Gordon Brown has said the UK economy is having a "tough year" and slashed his estimate of growth in 2005 to 1.75%, half his estimate in March's Budget.
 
Gotta grow.
Grow to what?
Doesn't matter, just grow.

Short History of Financial Euphoria by John Kenneth Galbraith, Harvard, 1990

This process, once it is recognized, is clearly evident, and especially so after the fact. There are those who are persuaded that some new price-enhancing circumstance is in control, and they expect the market to stay up and go up, perhaps indefinitely. It is adjusting to a new situation, a new world of greatly, even infinitely increasing returns and resulting values. Then there are those, superficially more astute and generally fewer in number, who perceive or believe themselves to perceive the speculative mood of the moment. They are in to ride the upward wave; their particular genius, they are convinced, will allow them to get out before the speculation runs it course. They will get the maximum reward from the increase as it continues; they well be out before the eventual fall.
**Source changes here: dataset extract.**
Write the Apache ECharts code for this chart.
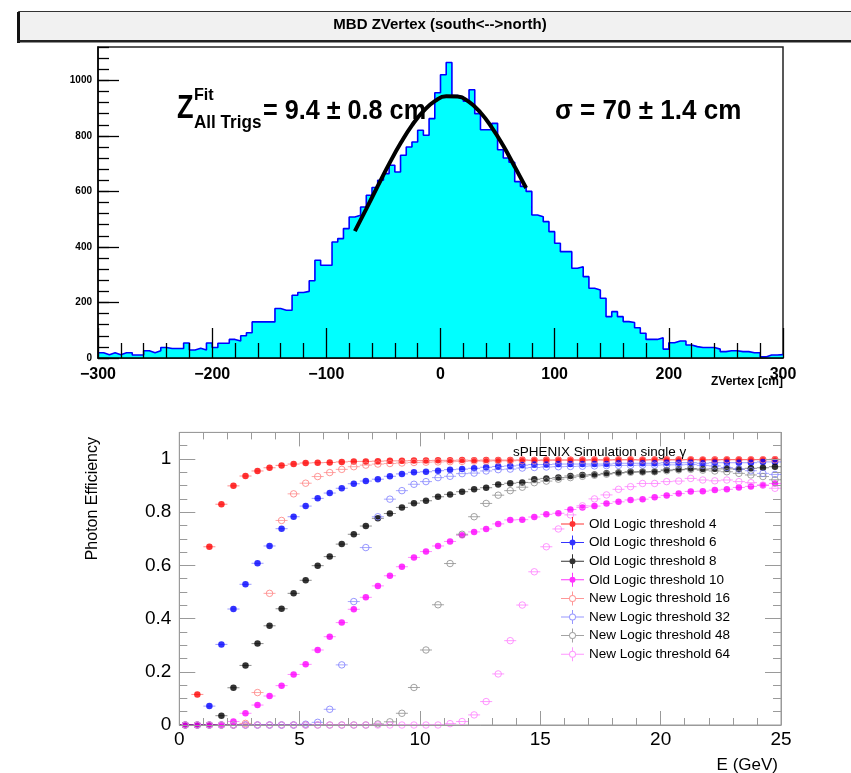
<!DOCTYPE html>
<html><head><meta charset="utf-8">
<script src="https://cdn.jsdelivr.net/npm/echarts@6/dist/echarts.min.js"></script>
<style>html,body{margin:0;padding:0;background:#fff}#c{width:851px;height:773px}</style>
</head><body><div id="c"></div>
<script>
// ---------------- DATA ----------------
// Top panel: MBD z-vertex histogram (5 cm bins from -300 to 300)
const zBinMin = -300;
const zBinWidth = 5;
const zCounts = [19,12,19,12,19,19,11,11,26,19, 26,38,34,34,34,54,29,35,29,54,
  38,53,53,67,61,80,91,130,130,130, 130,178,172,172,226,236,240,278,352,334,
  334,418,430,466,508,514,544,586,614,640, 664,694,670,730,760,778,820,802,862,955,
  1020,1064,945,940,925,966,880,822,822,845, 750,720,705,635,618,600,515,509,491,455,
  413,383,383,323,329,293,251,245,215,149, 167,149,131,128,109,89,67,67,73,32,
  55,61,61,47,41,38,38,38,32,23, 26,26,23,23,19,19,4,11,11,12];
// Gaussian fit curve
const fitZ = [-75,-65,-55,-45,-35,-25,-15,-5,5,15,25,35,45,55,65,75];
const fitCounts = [457,537,619,699,773,838,889,925,943,942,922,884,830,764,689,612];

// Bottom panel: photon efficiency vs E
const eCenters = [0.25,0.75,1.25,1.75,2.25,2.75,3.25,3.75,4.25,4.75,5.25,5.75,6.25,6.75,7.25,7.75,8.25,8.75,9.25,9.75,
  10.25,10.75,11.25,11.75,12.25,12.75,13.25,13.75,14.25,14.75,15.25,15.75,16.25,16.75,17.25,17.75,18.25,18.75,19.25,19.75,
  20.25,20.75,21.25,21.75,22.25,22.75,23.25,23.75,24.25,24.75];
const eHalfWidth = 0.25;
const seriesNames = ['Old Logic threshold 4','Old Logic threshold 6','Old Logic threshold 8','Old Logic threshold 10',
  'New Logic threshold 16','New Logic threshold 32','New Logic threshold 48','New Logic threshold 64'];
const old4 = [0,0.115,0.670,0.830,0.899,0.936,0.955,0.967,0.976,0.981, 0.985,0.986,0.987,0.989,0.991,0.991,0.992,0.993,0.993,0.994,
  0.994,0.995,0.995,0.996,0.995,0.996,0.996,0.996,0.997,0.996, 0.997,0.997,0.997,0.997,0.998,0.997,0.998,0.998,0.997,0.998,
  0.998,0.998,0.998,0.997,0.998,0.998,0.998,0.998,0.998,0.999];
const old6 = [0,0,0.071,0.303,0.436,0.529,0.608,0.673,0.738,0.783, 0.823,0.852,0.872,0.890,0.907,0.917,0.924,0.935,0.944,0.950,
  0.952,0.956,0.960,0.962,0.965,0.969,0.972,0.974,0.977,0.979, 0.979,0.981,0.981,0.981,0.981,0.981,0.984,0.984,0.984,0.984,
  0.986,0.986,0.986,0.984,0.986,0.986,0.986,0.986,0.989,0.989];
const old8 = [0,0,0,0.035,0.140,0.224,0.306,0.373,0.437,0.495, 0.544,0.599,0.633,0.680,0.717,0.748,0.777,0.795,0.818,0.834,
  0.843,0.858,0.867,0.877,0.886,0.892,0.904,0.909,0.912,0.924, 0.927,0.930,0.936,0.940,0.942,0.946,0.949,0.952,0.952,0.952,
  0.959,0.961,0.964,0.962,0.963,0.963,0.962,0.965,0.967,0.971];
const old10 = [0,0,0,0,0.013,0.044,0.075,0.109,0.148,0.190, 0.228,0.282,0.332,0.385,0.435,0.480,0.523,0.561,0.595,0.630,
  0.652,0.673,0.690,0.713,0.726,0.737,0.756,0.771,0.772,0.782, 0.792,0.796,0.810,0.818,0.823,0.833,0.839,0.846,0.849,0.856,
  0.863,0.870,0.878,0.879,0.883,0.886,0.893,0.897,0.901,0.908];
const new16 = [0,0,0,0,0,0.006,0.122,0.495,0.769,0.869, 0.909,0.934,0.949,0.961,0.971,0.977,0.981,0.983,0.985,0.987,
  0.988,0.989,0.990,0.991,0.992,0.992,0.993,0.993,0.994,0.994, 0.994,0.995,0.995,0.995,0.995,0.996,0.996,0.996,0.996,0.996,
  0.996,0.996,0.997,0.997,0.996,0.997,0.997,0.997,0.997,0.997];
const new32 = [0,0,0,0,0,0,0,0,0,0, 0.003,0.010,0.059,0.226,0.464,0.667,0.783,0.849,0.881,0.905,
  0.915,0.930,0.935,0.945,0.947,0.955,0.960,0.962,0.966,0.968, 0.970,0.971,0.972,0.973,0.974,0.975,0.976,0.976,0.977,0.977,
  0.978,0.978,0.979,0.976,0.974,0.968,0.962,0.956,0.946,0.942];
const new48 = [0,0,0,0,0,0,0,0,0,0, 0,0,0,0,0,0,0.004,0.012,0.044,0.141,
  0.282,0.452,0.607,0.717,0.783,0.833,0.864,0.881,0.894,0.911, 0.917,0.924,0.930,0.935,0.939,0.943,0.947,0.950,0.951,0.952,
  0.956,0.959,0.961,0.958,0.955,0.952,0.946,0.940,0.934,0.922];
const new64 = [0,0,0,0,0,0,0,0,0,0, 0,0,0,0,0,0,0,0,0,0,
  0,0,0.005,0.013,0.038,0.088,0.192,0.317,0.451,0.576, 0.670,0.737,0.790,0.824,0.850,0.865,0.886,0.896,0.908,0.908,
  0.915,0.917,0.927,0.921,0.918,0.921,0.915,0.911,0.902,0.890];
const effValues = [old4, old6, old8, old10, new16, new32, new48, new64];

// ---------------- STYLE ----------------
const FONT = '"Liberation Sans", Arial, Helvetica, sans-serif';
const styles = [
  {filled:true,  color:'#ff0000', bar:'rgba(255,0,0,0.45)'},
  {filled:true,  color:'#0000ff', bar:'rgba(0,0,255,0.4)'},
  {filled:true,  color:'#000000', bar:'rgba(0,0,0,0.45)'},
  {filled:true,  color:'#ff00ff', bar:'rgba(255,0,255,0.45)'},
  {filled:false, color:'#ff7d7d', bar:'rgba(255,0,0,0.35)'},
  {filled:false, color:'#7d7dff', bar:'rgba(0,0,255,0.35)'},
  {filled:false, color:'#8c8c8c', bar:'rgba(0,0,0,0.35)'},
  {filled:false, color:'#ff7dff', bar:'rgba(255,0,255,0.4)'}
];
const ICON_FILLED = 'path://M0,6.5h23v1h-23z M11,0h1v14h-1z M14.5,7A3,3 0 1,1 8.5,7A3,3 0 1,1 14.5,7z';
const ICON_OPEN = 'path://M0,6.5h8v1h-8z M15,6.5h8v1h-8z M11,0h1v3.5h-1z M11,10.5h1v3.5h-1z M15,7A3.5,3.5 0 1,1 8,7A3.5,3.5 0 1,1 15,7z M14,7A2.5,2.5 0 1,0 9,7A2.5,2.5 0 1,0 14,7z';

// ---------------- BUILD ----------------
const histPts = zCounts.map((c, i) => [zBinMin + i * zBinWidth, c]);
histPts.push([zBinMin + zCounts.length * zBinWidth, zCounts[zCounts.length - 1]]);
const fitPts = fitZ.map((z, i) => [z, fitCounts[i]]);

const series = [
  {type:'line', xAxisIndex:0, yAxisIndex:0, data:histPts, step:'end', symbol:'none', silent:true, z:2,
   lineStyle:{color:'#0000ff', width:1.6}, areaStyle:{color:'#00ffff', opacity:1}},
  {type:'line', xAxisIndex:0, yAxisIndex:0, data:fitPts, smooth:true, symbol:'none', silent:true, z:3,
   lineStyle:{color:'#000000', width:4}}
];
effValues.forEach((vals, i) => {
  const st = styles[i];
  const pts = eCenters.map((e, j) => [e, vals[j]]);
  series.push({
    type:'custom', name:'err ' + seriesNames[i], xAxisIndex:1, yAxisIndex:2, data:pts, silent:true, z:2 + i * 0.01,
    renderItem: function (params, api) {
      const x = api.value(0), y = api.value(1);
      const a = api.coord([x - eHalfWidth, y]);
      const b = api.coord([x + eHalfWidth, y]);
      return {type:'line', shape:{x1:a[0], y1:a[1], x2:b[0], y2:b[1]}, style:{stroke:st.bar, lineWidth:1}};
    }
  });
  series.push({
    type:'scatter', name:seriesNames[i], xAxisIndex:1, yAxisIndex:2, data:pts, silent:true, clip:false,
    z:3 + i * 0.01, symbol:'circle', symbolSize: 6.5,
    itemStyle: st.filled ? {color:st.color, borderWidth:0}
                         : {color:'rgba(0,0,0,0)', borderColor:st.color, borderWidth:1}
  });
});

const gray = '#9a9a9a';
const option = {
  animation:false,
  backgroundColor:'#ffffff',
  textStyle:{fontFamily:FONT},
  grid:[
    {left:98, top:47, width:685, height:311, show:true, borderColor:'#222', borderWidth:1.5, backgroundColor:'rgba(0,0,0,0)'},
    {left:179.3, top:432.4, width:601.7, height:292.6, show:true, borderColor:gray, borderWidth:1, backgroundColor:'rgba(0,0,0,0)'}
  ],
  xAxis:[
    {gridIndex:0, type:'value', position:'bottom', min:-300, max:300, interval:100, z:10,
     axisLine:{onZero:false, lineStyle:{color:'#000', width:1.5}},
     axisTick:{inside:true, length:30, lineStyle:{color:'#000', width:1.3}},
     minorTick:{show:true, splitNumber:5, length:15, lineStyle:{color:'#000', width:1.3}},
     splitLine:{show:false},
     axisLabel:{margin:9, fontSize:16, fontWeight:'bold', color:'#000', fontFamily:FONT,
       formatter:v => String(v).replace('-', '\u2212')}},
    {gridIndex:1, type:'value', position:'bottom', min:0, max:25, interval:5, z:10,
     axisLine:{onZero:false, lineStyle:{color:gray, width:1}},
     axisTick:{inside:true, length:14, lineStyle:{color:gray}},
     minorTick:{show:true, splitNumber:5, length:7, lineStyle:{color:gray}},
     splitLine:{show:false},
     axisLabel:{margin:5, fontSize:19, color:'#000', fontFamily:FONT}},
    {gridIndex:1, type:'value', position:'top', min:0, max:25, interval:5, z:10,
     axisLine:{onZero:false, lineStyle:{color:gray, width:1}},
     axisTick:{inside:true, length:14, lineStyle:{color:gray}},
     minorTick:{show:true, splitNumber:5, length:7, lineStyle:{color:gray}},
     splitLine:{show:false}, axisLabel:{show:false}}
  ],
  yAxis:[
    {gridIndex:0, type:'value', position:'left', min:0, max:1120, interval:200, z:10,
     axisLine:{show:true, onZero:false, lineStyle:{color:'#000', width:1.5}},
     axisTick:{inside:true, length:21, lineStyle:{color:'#000', width:1.3}},
     splitLine:{show:false},
     axisLabel:{margin:6, fontSize:10, fontWeight:'bold', color:'#000', fontFamily:FONT, showMaxLabel:false,
       formatter:v => String(v)}},
    {gridIndex:0, type:'value', position:'left', min:0, max:1120, interval:40, z:10,
     axisLine:{show:false, onZero:false},
     axisTick:{inside:true, length:11, lineStyle:{color:'#000', width:1.3}},
     splitLine:{show:false}, axisLabel:{show:false}},
    {gridIndex:1, type:'value', position:'left', min:0, max:1.1, interval:0.2, z:10,
     axisLine:{show:true, onZero:false, lineStyle:{color:gray}},
     axisTick:{inside:true, length:16, lineStyle:{color:gray}},
     splitLine:{show:false},
     axisLabel:{margin:8, fontSize:19, color:'#000', fontFamily:FONT, showMaxLabel:false}},
    {gridIndex:1, type:'value', position:'left', min:0, max:1.1, interval:0.05, z:10,
     axisLine:{show:false, onZero:false},
     axisTick:{inside:true, length:8, lineStyle:{color:gray}},
     splitLine:{show:false}, axisLabel:{show:false}},
    {gridIndex:1, type:'value', position:'right', min:0, max:1.1, interval:0.2, z:10,
     axisLine:{show:true, onZero:false, lineStyle:{color:gray}},
     axisTick:{inside:true, length:16, lineStyle:{color:gray}},
     splitLine:{show:false}, axisLabel:{show:false}},
    {gridIndex:1, type:'value', position:'right', min:0, max:1.1, interval:0.05, z:10,
     axisLine:{show:false, onZero:false},
     axisTick:{inside:true, length:8, lineStyle:{color:gray}},
     splitLine:{show:false}, axisLabel:{show:false}}
  ],
  legend:{
    orient:'vertical', left:556, top:512, padding:5, itemWidth:23, itemHeight:14, itemGap:4.6,
    selectedMode:false, textStyle:{fontSize:13.5, color:'#000', fontFamily:FONT},
    itemStyle:{borderWidth:0},
    data: seriesNames.map((n, i) => ({name:n, icon: styles[i].filled ? ICON_FILLED : ICON_OPEN,
      itemStyle:{color:styles[i].color, borderWidth:0}}))
  },
  graphic:[
    {type:'rect', z:0, shape:{x:18.5, y:11.5, width:840, height:29}, style:{fill:'#f1f1f1', stroke:'#333', lineWidth:1}},
    {type:'rect', z:0, shape:{x:17, y:12, width:3, height:31}, style:{fill:'#111'}},
    {type:'rect', z:0, shape:{x:17, y:40, width:842, height:2.5}, style:{fill:'#222'}},
    {type:'text', z:1, style:{text:'MBD ZVertex (south<-->north)', x:440, y:25, align:'center', verticalAlign:'middle',
      font:'bold 15px ' + FONT, fill:'#000'}},
    {type:'text', z:1, x:177, y:108.7, scaleX:0.82, style:{text:'Z', x:0, y:0, align:'left', verticalAlign:'middle',
      font:'bold 33px ' + FONT, fill:'#000'}},
    {type:'text', z:1, x:194, y:95, scaleX:0.95, style:{text:'Fit', x:0, y:0, align:'left', verticalAlign:'middle',
      font:'bold 17px ' + FONT, fill:'#000'}},
    {type:'text', z:1, x:194, y:123, scaleX:0.9, style:{text:'All Trigs', x:0, y:0, align:'left', verticalAlign:'middle',
      font:'bold 19px ' + FONT, fill:'#000'}},
    {type:'text', z:1, x:263, y:111.5, scaleX:0.9, style:{text:'= 9.4 \u00b1 0.8 cm', x:0, y:0, align:'left', verticalAlign:'middle',
      font:'bold 28px ' + FONT, fill:'#000'}},
    {type:'text', z:1, x:555, y:111, scaleX:0.93, style:{text:'\u03c3 = 70 \u00b1 1.4 cm', x:0, y:0, align:'left', verticalAlign:'middle',
      font:'bold 28px ' + FONT, fill:'#000'}},
    {type:'text', z:1, style:{text:'ZVertex [cm]', x:783, y:382, align:'right', verticalAlign:'middle',
      font:'bold 12px ' + FONT, fill:'#000'}},
    {type:'text', z:1, style:{text:'sPHENIX Simulation single \u03b3', x:513, y:452, align:'left', verticalAlign:'middle',
      font:'13.5px ' + FONT, fill:'#000'}},
    {type:'text', z:1, x:93, y:437, rotation:Math.PI / 2, style:{text:'Photon Efficiency', x:0, y:0, align:'right', verticalAlign:'middle',
      font:'16px ' + FONT, fill:'#000'}},
    {type:'text', z:1, style:{text:'E (GeV)', x:778, y:765, align:'right', verticalAlign:'middle',
      font:'17px ' + FONT, fill:'#000'}}
  ],
  series: series
};
const chart = echarts.init(document.getElementById('c'), null, {renderer:'canvas', width:851, height:773});
chart.setOption(option);
</script></body></html>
The Great Crash 1929 by John Kenneth Galbraith, Harvard, 1954

In the autumn of 1929, the mightiest of Americans were, for a brief time, revealed as human beings. Like most humans, most of the time, they did some very foolish things. On the whole, the greater the earlier reputation for omniscience, the more serene the previous idiocy, the greater the foolishness now exposed. Things that in other times were concealed by a heavy facade of dignity now stood exposed, for the panic suddenly, almost obscenely, snatched this facade away.